Wednesday, April 17, 2024

I Couldn't Make This Up, If I Tried: Update -- Riot's Jason Les Made "Tim Cook-esque" Money In 2023 -- To Burn Tons Of Cash Flow, And Lose $50 Million...


Last week, I mentioned that Merck's Rob Davis made a little over $20 million last year -- joining the top tier of multinational life-science / pharma CEOs -- in the take-home pay stratosphere. There is a fair argument that most of the CEOs at right are worth what they are paid -- I may not agree with it, precisely -- but I understand the argument.

And there is a fair argument that Apple's Tim Cook is worth the lil' over $50 million he made for 2023. His company generates about $110 billion in free cash flow every year, is wildly profitable, sells the best tech on the planet -- and sports a trillion dollar market cap.

Overnight, tiny Riot Platforms -- a money burning Bitcoin miner in dusty West Texas -- finally disclosed its CEO's all in 2023 pay (see table, far lower right, on page 60 of the just filed SEC proxy). CEO Jason Les makes just a lil' less than... Tim Cook?! And his board thought it "right" to pay him more than DOUBLE what the wildly profitable and much more complex businesses, with global regulatory footprints pay their literally life-saving CEOs?

I am sorry. There is simply no rational argument to support that. The shareholders of Riot ought to vote "no" -- in their "say on pay" this proxy season. It is in the mail, now from Castle Rock, Colorado.

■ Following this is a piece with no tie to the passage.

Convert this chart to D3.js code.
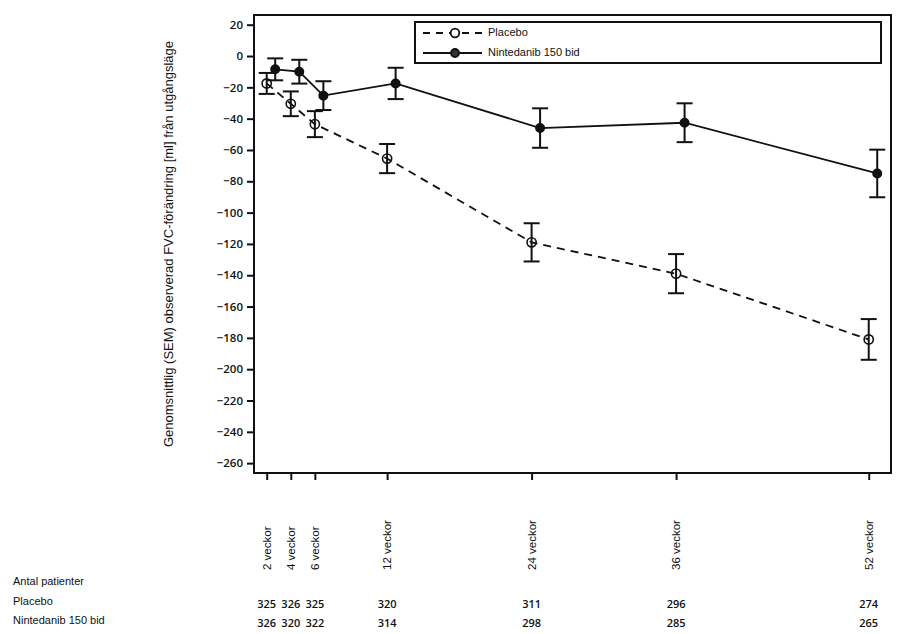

Or it will be soon.

And do keep an eye on Riot's NASDAQ-traded stock, which was over $25 late last year. . . at $7 something today, and likely $4 something after this weekend's "Halvening". How does such a five year con job. . . persist?!

As just one point of comparison, Caitlin Clark -- perhaps the best overall women's college player in a decade (and the best shooter ever seen, in the college ranks). . . is set to make only about $72,000 a year as a WNBA rookie, in salary (she will make more, in endorsements, though) -- while Victor Wembanyama, the men's no. one pick last year in the NBA draft will make $12 million this year (and $55 million over four years -- still below Jason Les's ~$72 million in the last four years).

Whoa -- onward, grinning just the same.